Notice the top-level function, odds_and_evens uses streaming input and output interfaces. This is a purely streaming kernel. The top-level function includes the following:

  • s1 and s2 are thread-local streams (hls_thread_local) and are used to connect the task-channel tasks t1 and t2. These streams need to be thread-local so that they can be kept alive across top-level calls.
  • t1, t2, and t3 are the thread-local hls::task that execute the functions (splitter, odds, and evens respectively). The tasks run infinitely and process data on their input streams. No synchronization is needed.
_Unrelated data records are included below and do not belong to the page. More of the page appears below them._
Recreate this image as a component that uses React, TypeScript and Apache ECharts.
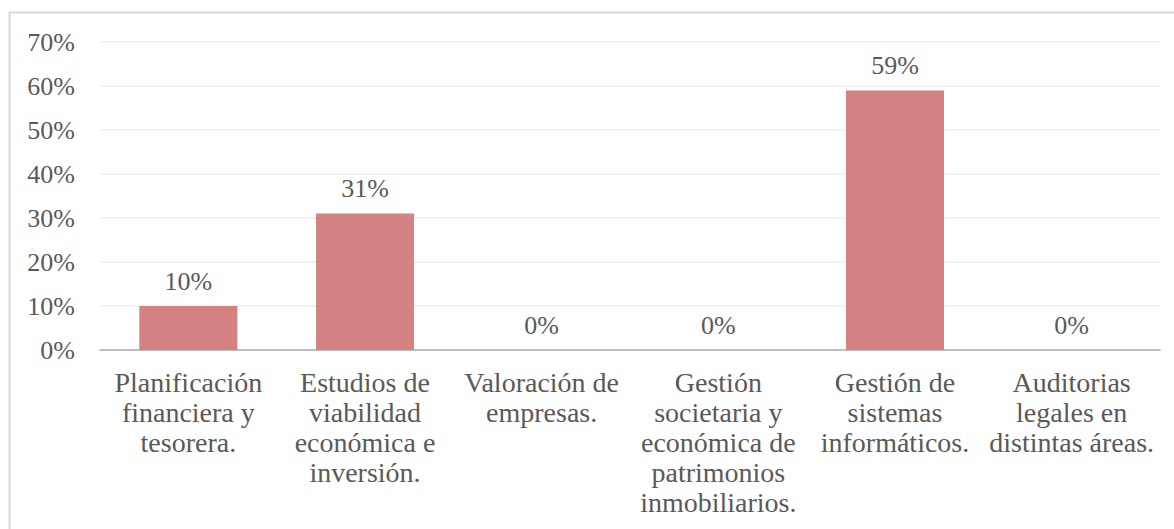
import React, { useEffect, useRef } from "react";
import * as echarts from "echarts";

const categories = [
  "Planificación\nfinanciera y\ntesorera.",
  "Estudios de\nviabilidad\neconómica e\ninversión.",
  "Valoración de\nempresas.",
  "Gestión\nsocietaria y\neconómica de\npatrimonios\ninmobiliarios.",
  "Gestión de\nsistemas\ninformáticos.",
  "Auditorias\nlegales en\ndistintas áreas.",
];
const values = [10, 31, 0, 0, 59, 0];
const yTicks = { min: 0, max: 70, interval: 10 };

const FONT = "Liberation Serif";
const TEXT = "#595959";

export default function App() {
  const ref = useRef<HTMLDivElement>(null);
  useEffect(() => {
    if (!ref.current) return;
    const chart = echarts.init(ref.current, null, { renderer: "svg" });
    chart.setOption({
      animation: false,
      backgroundColor: "#ffffff",
      graphic: [
        {
          type: "rect",
          shape: { x: 9.5, y: 12.5, width: 1300, height: 700 },
          style: { fill: "none", stroke: "#d9d9d9", lineWidth: 2 },
          silent: true,
          z: -1,
        },
      ],
      grid: { left: 100, right: 14, top: 42, bottom: 179, containLabel: false },
      xAxis: {
        type: "category",
        data: categories,
        axisLine: { show: true, lineStyle: { color: "#bfbfbf", width: 2 } },
        axisTick: { show: false },
        axisLabel: {
          interval: 0,
          color: TEXT,
          fontFamily: FONT,
          fontSize: 28,
          lineHeight: 30,
          margin: 17,
        },
      },
      yAxis: {
        type: "value",
        min: yTicks.min,
        max: yTicks.max,
        interval: yTicks.interval,
        axisLine: { show: false },
        axisTick: { show: false },
        splitLine: { lineStyle: { color: "#eeeeee", width: 1.5 } },
        axisLabel: {
          formatter: "{value}%",
          color: TEXT,
          fontFamily: FONT,
          fontSize: 26,
          margin: 25,
        },
      },
      series: [
        {
          type: "bar",
          data: values,
          barWidth: 98,
          itemStyle: { color: "#d48181" },
          label: {
            show: true,
            position: "top",
            distance: 12,
            formatter: "{c}%",
            color: TEXT,
            fontFamily: FONT,
            fontSize: 26,
          },
        },
      ],
    });
    return () => chart.dispose();
  }, []);
  return (
    <div
      ref={ref}
      style={{ position: "fixed", left: 0, top: 0, width: 1174, height: 529 }}
    />
  );
}
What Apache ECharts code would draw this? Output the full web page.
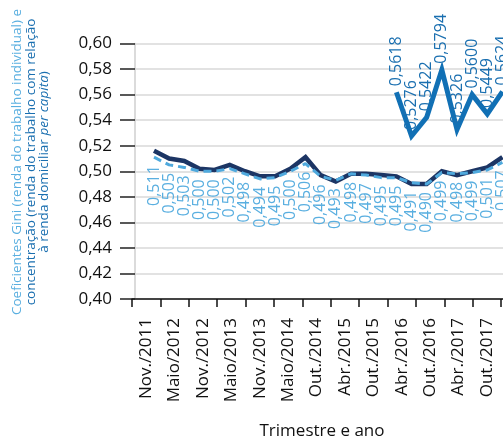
<!DOCTYPE html>
<html><head><meta charset="utf-8">
<script src="https://cdn.jsdelivr.net/npm/echarts@6/dist/echarts.min.js"></script>
<style>html,body{margin:0;padding:0;background:#fff}#c{width:503px;height:441px}</style>
</head><body><div id="c"></div>
<script>
// Tick labels of the horizontal axis (trimestre e ano)
const tickLabels = ['Nov./2011','Maio/2012','Nov./2012','Maio/2013','Nov./2013','Maio/2014','Out./2014','Abr./2015','Out./2015','Abr./2016','Out./2016','Abr./2017','Out./2017',''];
// Observation points (hidden data axis)
const points = ['1','2','3','4','5','6','7','8','9','10','11','12','13','14','15','16','17','18','19','20','21','22','23','24'];
// Gini – renda do trabalho individual (light blue, dashed, labelled)
const giniIndividual = [0.511,0.505,0.503,0.500,0.500,0.502,0.498,0.494,0.495,0.500,0.506,0.496,0.493,0.498,0.497,0.495,0.495,0.491,0.490,0.499,0.498,0.499,0.501,0.507];
// Gini – renda domiciliar per capita (dark navy, unlabelled)
const giniDomiciliar = [0.516,0.510,0.508,0.502,0.501,0.505,0.500,0.496,0.496,0.502,0.511,0.497,0.492,0.498,0.498,0.497,0.496,0.490,0.490,0.500,0.497,0.500,0.503,0.511];
// Concentração (renda do trabalho com relação à renda domiciliar per capita)
const concentracao = [null,null,null,null,null,null,null,null,null,null,null,null,null,null,null,null,0.5618,0.5276,0.5422,0.5794,0.5326,0.5600,0.5449,0.5624];
const yMin = 0.40, yMax = 0.60, yStep = 0.02;

const FONT = 'Open Sans';
const comma = (v, d) => v.toFixed(d).replace('.', ',');
const chart = echarts.init(document.getElementById('c'), null, {renderer:'canvas'});
const gTop = 43.5, gBottom = 142;
const hidden = {color:'rgba(0,0,0,0)'};
chart.setOption({
  animation:false,
  textStyle:{fontFamily:FONT},
  grid:[
    {left:135, right:-20, top:gTop, bottom:gBottom, outerBoundsMode:'none', containLabel:false},
    {left:132, width:14*28.4, top:gTop, bottom:gBottom, outerBoundsMode:'none', containLabel:false},
    {left:154, width:23*15.15, top:gTop, bottom:gBottom, outerBoundsMode:'none', containLabel:false}
  ],
  xAxis:[
    {gridIndex:0, type:'category', data:points, show:false},
    {gridIndex:1, type:'category', data:tickLabels, boundaryGap:true,
     axisLine:{lineStyle:{color:'#111', width:1.5}},
     axisTick:{show:true, interval:0, length:8, lineStyle:{color:'#111', width:1.5}},
     axisLabel:{interval:0, rotate:90, margin:19, fontSize:17, color:'#111', fontFamily:FONT},
     splitLine:{show:false}},
    {gridIndex:2, type:'category', data:points, boundaryGap:false, show:false}
  ],
  yAxis:[
    {gridIndex:0, type:'value', min:yMin, max:yMax, interval:yStep,
     axisLine:{show:true, lineStyle:{color:'#cfcfcf', width:1.5}},
     axisTick:{show:true, length:15, lineStyle:{color:'#222', width:1.5}},
     axisLabel:{margin:23, fontSize:17, color:'#111', fontFamily:FONT, formatter:v=>comma(v,2)},
     splitLine:{show:true, lineStyle:{color:'#d9d9d9', width:1.5}}},
    {gridIndex:1, type:'value', min:yMin, max:yMax, show:false, splitLine:{show:false}},
    {gridIndex:2, type:'value', min:yMin, max:yMax, show:false, splitLine:{show:false}}
  ],
  graphic:[
    {type:'text', x:31, y:162, rotation:Math.PI/2,
     style:{
       text:'{a|Coeficientes Gini (renda do trabalho individual) e}\n{b|concentração (renda do trabalho com relação}\n{b|à renda domiciliar }{i|per capita}{b|)}',
       align:'center', verticalAlign:'middle', fontFamily:FONT, fontSize:13.5,
       rich:{
         a:{fill:'#5aafe0', fontSize:13.5, fontFamily:FONT, lineHeight:13.5},
         b:{fill:'#1a6fb0', fontSize:13.5, fontFamily:FONT, lineHeight:13.5},
         i:{fill:'#1a6fb0', fontSize:13.5, fontFamily:FONT, fontStyle:'italic', lineHeight:13.5}
       }
     }},
    {type:'text', x:322, y:431, style:{text:'Trimestre e ano', align:'center', verticalAlign:'middle', fontFamily:FONT, fontSize:17, fill:'#111'}}
  ],
  series:[
    {name:'Gini (renda domiciliar per capita)', type:'line', xAxisIndex:2, yAxisIndex:2, data:giniDomiciliar,
     symbol:'none', z:2, lineStyle:{color:'#1c3564', width:4.5, join:'miter'}},
    {name:'Gini (renda do trabalho individual)', type:'line', xAxisIndex:2, yAxisIndex:2, data:giniIndividual,
     symbol:'circle', symbolSize:2, showSymbol:true, itemStyle:hidden, z:3, lineStyle:{color:'#4fa9dd', width:3, type:[8,5]},
     label:{show:true, position:'bottom', distance:7, rotate:90, align:'right', verticalAlign:'middle',
            color:'#5aafe0', fontSize:16, fontFamily:FONT, formatter:p=>comma(p.value,3)}},
    {name:'Concentração', type:'line', xAxisIndex:2, yAxisIndex:2, data:concentracao,
     symbol:'circle', symbolSize:2, showSymbol:true, itemStyle:hidden, z:4, lineStyle:{color:'#1170b5', width:5, join:'miter', miterLimit:10},
     label:{show:true, position:'top', distance:5, rotate:90, align:'left', verticalAlign:'middle',
            color:'#1a6fb0', fontSize:16, fontFamily:FONT, formatter:p=>p.value==null?'':comma(p.value,4)}}
  ]
});
</script></body></html>
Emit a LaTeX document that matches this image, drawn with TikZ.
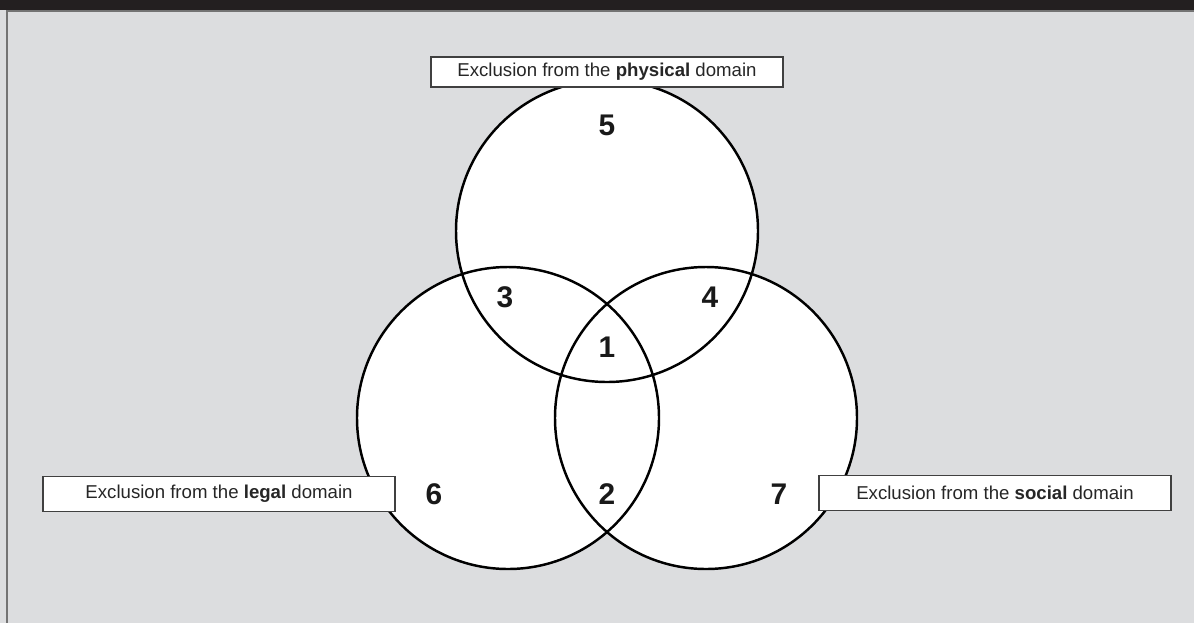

However, this type of stream-only model does have some restrictions such as:

  • You cannot access non-local memory
  • Non-stream data, such as scalars, arrays and pointers, can be passed in as arguments, provided these ports are declared stable via the STABLE pragma. Currently top pointers with m_axi interface can be passed only with the offset=off option
    Important: Scalars, arrays and pointers will be read at unknown intervals as there is no synchronization with hls::task. So the code needs to be written such that it does not depend on when these ports are read.
  • You must explicitly describe the parallelism in the design by the specification of parallel tasks
  • An hls::task must always be instantiated in a parallel context and can not be nested in a sequential context
    • If you use hls::task in your top function, then the top function becomes a parallel context
    • You can instantiate an hls::task inside a dataflow region as it is a parallel context
    • In a sequential context, if you call a function that instantiates a task:
      • The function must be a parallel context such as a dataflow region
      • The task inputs and output streams must be produced and consumed by regular dataflow processes in the parallel context
    • Control-driven TLP can be at top, inside another control-driven, or inside a sequential region
    • Data-driven can be at top, inside another data-driven, or nested between control-driven tasks
    • Control-driven TLP cannot be inside a pipeline or DIRECTLY inside data-driven. In the latter case, it must be inside a sequential region executed by a data-driven task
    • Data-driven cannot be directly inside a sequential, pipeline or control driven
    • A sequential region, or a pipeline can only be inside the body of a control or data-driven TASK (not a control or data-driven region)

The hls::task objects can be mixed freely with standard dataflow-style function calls, which can move data in and out of memories (DRAM and BRAM). Tasks also support splitting channels (hls::split) to support one-to-many data distributions to build pools of workers that process streams of data, and merging channels (hls::merge) to support many-to-one data aggregation.